• _DIRECTIONS FOR THIS TASK_
Return the lines that follow, exactly as they appear, from the first through the one containing "prev_close = 14.580"; no pictures are to be included.

• _DATA LINES_
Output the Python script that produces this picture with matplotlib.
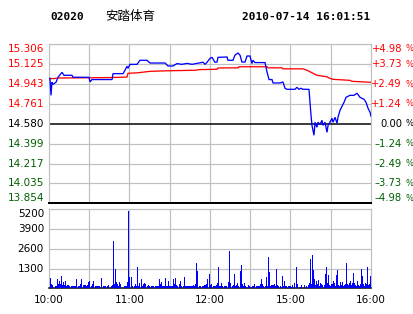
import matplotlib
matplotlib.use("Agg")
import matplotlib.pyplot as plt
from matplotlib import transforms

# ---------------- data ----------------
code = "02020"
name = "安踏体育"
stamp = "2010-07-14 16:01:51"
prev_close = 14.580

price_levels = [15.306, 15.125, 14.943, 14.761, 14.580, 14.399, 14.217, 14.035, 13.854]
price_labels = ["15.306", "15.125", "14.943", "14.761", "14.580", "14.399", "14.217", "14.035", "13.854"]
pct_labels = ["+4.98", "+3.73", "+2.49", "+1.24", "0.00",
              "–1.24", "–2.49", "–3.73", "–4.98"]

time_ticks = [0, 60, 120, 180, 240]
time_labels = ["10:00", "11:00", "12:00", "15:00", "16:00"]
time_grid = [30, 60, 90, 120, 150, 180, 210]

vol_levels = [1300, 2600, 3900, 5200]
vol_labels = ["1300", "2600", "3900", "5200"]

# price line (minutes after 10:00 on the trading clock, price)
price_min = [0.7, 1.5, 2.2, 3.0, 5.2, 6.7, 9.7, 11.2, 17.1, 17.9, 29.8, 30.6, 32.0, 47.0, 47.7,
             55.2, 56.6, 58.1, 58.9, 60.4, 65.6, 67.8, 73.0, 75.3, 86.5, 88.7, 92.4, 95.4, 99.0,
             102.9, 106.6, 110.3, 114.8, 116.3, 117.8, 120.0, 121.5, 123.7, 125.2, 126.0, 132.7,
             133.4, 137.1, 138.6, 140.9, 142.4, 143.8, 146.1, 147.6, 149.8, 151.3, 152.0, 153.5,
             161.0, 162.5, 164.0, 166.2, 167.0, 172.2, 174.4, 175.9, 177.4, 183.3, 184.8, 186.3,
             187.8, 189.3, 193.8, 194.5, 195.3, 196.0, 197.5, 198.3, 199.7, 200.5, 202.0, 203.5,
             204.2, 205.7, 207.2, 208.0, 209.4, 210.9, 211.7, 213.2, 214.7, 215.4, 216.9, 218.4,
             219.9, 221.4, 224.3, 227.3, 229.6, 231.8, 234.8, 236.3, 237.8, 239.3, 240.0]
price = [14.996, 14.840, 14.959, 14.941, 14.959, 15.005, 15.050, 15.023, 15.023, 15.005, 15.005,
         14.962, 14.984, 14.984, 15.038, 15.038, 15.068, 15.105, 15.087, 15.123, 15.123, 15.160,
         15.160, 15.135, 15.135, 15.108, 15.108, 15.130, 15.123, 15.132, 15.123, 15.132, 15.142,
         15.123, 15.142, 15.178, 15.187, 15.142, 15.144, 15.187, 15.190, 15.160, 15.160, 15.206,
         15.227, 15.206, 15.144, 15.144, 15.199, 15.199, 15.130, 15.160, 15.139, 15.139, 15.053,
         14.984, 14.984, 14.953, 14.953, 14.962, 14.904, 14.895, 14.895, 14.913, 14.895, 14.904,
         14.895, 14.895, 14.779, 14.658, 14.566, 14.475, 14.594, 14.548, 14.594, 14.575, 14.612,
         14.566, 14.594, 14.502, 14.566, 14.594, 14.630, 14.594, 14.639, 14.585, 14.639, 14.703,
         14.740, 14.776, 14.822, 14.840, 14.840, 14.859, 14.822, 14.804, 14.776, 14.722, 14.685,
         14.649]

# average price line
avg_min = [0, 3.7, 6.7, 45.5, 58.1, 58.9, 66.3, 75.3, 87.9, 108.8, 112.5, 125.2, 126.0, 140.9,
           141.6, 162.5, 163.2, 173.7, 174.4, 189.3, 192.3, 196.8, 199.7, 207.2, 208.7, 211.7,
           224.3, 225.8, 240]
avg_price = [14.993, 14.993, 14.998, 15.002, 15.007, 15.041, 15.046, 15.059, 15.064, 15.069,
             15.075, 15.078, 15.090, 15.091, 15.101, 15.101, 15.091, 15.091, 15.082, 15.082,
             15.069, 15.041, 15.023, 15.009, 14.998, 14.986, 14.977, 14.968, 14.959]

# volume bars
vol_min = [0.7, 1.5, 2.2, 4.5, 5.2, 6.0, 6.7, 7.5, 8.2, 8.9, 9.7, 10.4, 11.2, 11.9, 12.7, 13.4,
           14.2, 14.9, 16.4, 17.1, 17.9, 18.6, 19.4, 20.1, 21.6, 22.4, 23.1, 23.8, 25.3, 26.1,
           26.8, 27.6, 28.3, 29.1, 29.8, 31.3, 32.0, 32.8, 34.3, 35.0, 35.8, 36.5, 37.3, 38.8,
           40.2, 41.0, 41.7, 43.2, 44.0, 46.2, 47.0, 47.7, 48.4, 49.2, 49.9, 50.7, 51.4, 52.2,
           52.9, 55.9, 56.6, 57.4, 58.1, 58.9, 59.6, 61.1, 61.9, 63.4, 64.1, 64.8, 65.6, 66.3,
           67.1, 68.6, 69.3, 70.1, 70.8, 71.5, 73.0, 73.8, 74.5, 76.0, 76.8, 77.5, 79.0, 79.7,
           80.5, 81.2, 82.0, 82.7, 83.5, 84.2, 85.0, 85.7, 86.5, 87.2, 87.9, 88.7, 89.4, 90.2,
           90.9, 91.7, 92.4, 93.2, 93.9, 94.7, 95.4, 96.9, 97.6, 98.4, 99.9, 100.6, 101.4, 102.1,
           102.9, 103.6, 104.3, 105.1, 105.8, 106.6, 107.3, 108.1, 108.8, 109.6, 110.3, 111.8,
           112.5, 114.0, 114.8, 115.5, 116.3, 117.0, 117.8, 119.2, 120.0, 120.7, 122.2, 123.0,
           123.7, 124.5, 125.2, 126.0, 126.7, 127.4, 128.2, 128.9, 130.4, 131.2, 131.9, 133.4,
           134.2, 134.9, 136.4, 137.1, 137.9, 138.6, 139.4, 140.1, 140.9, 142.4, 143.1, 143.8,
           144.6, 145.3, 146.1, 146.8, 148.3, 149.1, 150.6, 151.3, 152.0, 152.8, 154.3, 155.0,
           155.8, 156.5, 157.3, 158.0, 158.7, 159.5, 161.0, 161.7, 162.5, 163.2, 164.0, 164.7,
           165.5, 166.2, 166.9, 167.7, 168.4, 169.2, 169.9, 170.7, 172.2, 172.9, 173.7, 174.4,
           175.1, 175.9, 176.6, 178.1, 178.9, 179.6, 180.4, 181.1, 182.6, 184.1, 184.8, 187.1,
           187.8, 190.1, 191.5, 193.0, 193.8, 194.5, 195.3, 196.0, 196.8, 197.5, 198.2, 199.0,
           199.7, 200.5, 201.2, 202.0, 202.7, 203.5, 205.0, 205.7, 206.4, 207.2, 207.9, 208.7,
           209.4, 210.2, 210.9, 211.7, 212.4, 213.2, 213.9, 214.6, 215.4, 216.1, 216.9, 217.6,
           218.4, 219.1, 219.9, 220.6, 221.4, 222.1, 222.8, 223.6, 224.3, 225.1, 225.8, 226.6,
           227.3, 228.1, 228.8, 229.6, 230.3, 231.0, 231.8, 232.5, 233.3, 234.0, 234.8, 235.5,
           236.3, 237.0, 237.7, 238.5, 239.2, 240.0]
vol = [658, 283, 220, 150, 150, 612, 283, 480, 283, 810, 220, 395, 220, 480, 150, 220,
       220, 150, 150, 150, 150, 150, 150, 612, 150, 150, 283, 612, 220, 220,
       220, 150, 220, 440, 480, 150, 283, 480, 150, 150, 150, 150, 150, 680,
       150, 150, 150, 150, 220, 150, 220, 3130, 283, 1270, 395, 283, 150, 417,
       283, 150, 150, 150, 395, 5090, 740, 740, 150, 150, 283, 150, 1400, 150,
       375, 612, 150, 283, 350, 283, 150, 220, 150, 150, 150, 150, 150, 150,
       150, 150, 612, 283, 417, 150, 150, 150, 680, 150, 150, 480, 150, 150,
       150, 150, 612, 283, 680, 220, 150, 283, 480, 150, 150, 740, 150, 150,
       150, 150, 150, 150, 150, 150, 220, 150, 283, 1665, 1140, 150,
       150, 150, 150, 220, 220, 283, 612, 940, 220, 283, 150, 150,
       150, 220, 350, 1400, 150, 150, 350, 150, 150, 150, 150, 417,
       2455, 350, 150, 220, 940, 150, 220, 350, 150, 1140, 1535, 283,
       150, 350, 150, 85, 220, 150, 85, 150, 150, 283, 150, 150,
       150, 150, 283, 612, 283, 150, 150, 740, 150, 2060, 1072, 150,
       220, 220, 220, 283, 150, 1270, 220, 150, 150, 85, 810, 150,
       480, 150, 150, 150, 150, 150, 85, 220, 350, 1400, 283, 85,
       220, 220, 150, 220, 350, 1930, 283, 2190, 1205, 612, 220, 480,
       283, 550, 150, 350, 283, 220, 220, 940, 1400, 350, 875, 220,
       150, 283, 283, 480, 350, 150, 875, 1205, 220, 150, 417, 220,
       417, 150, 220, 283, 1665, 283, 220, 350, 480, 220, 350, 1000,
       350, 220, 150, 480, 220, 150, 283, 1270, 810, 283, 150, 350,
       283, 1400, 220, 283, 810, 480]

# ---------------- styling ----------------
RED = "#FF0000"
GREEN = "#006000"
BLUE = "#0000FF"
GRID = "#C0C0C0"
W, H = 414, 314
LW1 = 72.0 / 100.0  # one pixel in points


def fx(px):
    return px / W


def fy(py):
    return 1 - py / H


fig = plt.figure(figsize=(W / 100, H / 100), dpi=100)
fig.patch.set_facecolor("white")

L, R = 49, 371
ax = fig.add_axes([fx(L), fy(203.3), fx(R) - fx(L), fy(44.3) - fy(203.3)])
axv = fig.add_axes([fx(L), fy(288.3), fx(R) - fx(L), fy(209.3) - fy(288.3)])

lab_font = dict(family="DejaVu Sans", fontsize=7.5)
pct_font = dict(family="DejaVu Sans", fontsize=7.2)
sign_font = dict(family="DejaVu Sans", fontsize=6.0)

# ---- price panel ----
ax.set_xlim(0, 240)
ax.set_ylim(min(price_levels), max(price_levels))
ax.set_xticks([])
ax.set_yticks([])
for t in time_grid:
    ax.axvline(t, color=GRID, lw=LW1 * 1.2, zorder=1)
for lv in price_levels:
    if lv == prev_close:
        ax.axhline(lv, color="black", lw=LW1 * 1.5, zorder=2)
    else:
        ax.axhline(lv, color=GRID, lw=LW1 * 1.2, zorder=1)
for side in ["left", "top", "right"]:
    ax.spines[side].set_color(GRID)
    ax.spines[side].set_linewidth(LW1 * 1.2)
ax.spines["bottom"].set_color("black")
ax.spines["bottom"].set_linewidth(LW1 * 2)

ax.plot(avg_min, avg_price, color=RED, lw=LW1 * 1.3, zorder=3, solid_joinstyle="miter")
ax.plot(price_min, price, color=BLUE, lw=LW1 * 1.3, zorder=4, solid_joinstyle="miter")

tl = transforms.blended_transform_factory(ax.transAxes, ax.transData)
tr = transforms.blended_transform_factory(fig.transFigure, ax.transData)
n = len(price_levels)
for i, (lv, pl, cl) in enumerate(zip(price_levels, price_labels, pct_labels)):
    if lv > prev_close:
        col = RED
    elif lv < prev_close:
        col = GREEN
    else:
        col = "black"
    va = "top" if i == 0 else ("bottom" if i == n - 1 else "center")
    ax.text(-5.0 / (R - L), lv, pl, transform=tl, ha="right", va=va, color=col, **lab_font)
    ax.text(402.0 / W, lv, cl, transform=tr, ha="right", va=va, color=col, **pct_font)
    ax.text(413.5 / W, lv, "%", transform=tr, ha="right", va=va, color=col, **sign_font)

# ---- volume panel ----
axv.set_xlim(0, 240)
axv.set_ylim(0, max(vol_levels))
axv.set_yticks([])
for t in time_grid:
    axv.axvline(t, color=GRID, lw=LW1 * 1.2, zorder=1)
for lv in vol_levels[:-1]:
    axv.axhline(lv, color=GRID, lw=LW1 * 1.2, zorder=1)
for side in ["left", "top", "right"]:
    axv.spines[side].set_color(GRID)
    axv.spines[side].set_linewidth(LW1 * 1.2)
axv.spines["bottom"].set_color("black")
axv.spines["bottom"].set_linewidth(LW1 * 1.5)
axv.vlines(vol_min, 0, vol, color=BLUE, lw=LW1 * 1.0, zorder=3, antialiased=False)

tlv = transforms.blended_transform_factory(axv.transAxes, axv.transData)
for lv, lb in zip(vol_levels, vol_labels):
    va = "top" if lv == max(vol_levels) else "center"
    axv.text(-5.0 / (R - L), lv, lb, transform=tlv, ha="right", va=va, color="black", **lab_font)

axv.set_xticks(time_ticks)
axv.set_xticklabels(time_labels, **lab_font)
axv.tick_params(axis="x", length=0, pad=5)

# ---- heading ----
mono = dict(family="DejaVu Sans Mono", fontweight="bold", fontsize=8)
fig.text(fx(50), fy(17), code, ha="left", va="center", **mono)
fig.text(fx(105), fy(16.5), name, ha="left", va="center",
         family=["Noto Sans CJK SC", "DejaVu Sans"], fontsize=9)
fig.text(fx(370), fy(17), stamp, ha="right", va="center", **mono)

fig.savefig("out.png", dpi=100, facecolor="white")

• _WRITTEN SOLUTION_
Output the Python script that produces this picture with matplotlib.
import matplotlib
matplotlib.use("Agg")
import matplotlib.pyplot as plt
from matplotlib import transforms

# ---------------- data ----------------
code = "02020"
name = "安踏体育"
stamp = "2010-07-14 16:01:51"
prev_close = 14.580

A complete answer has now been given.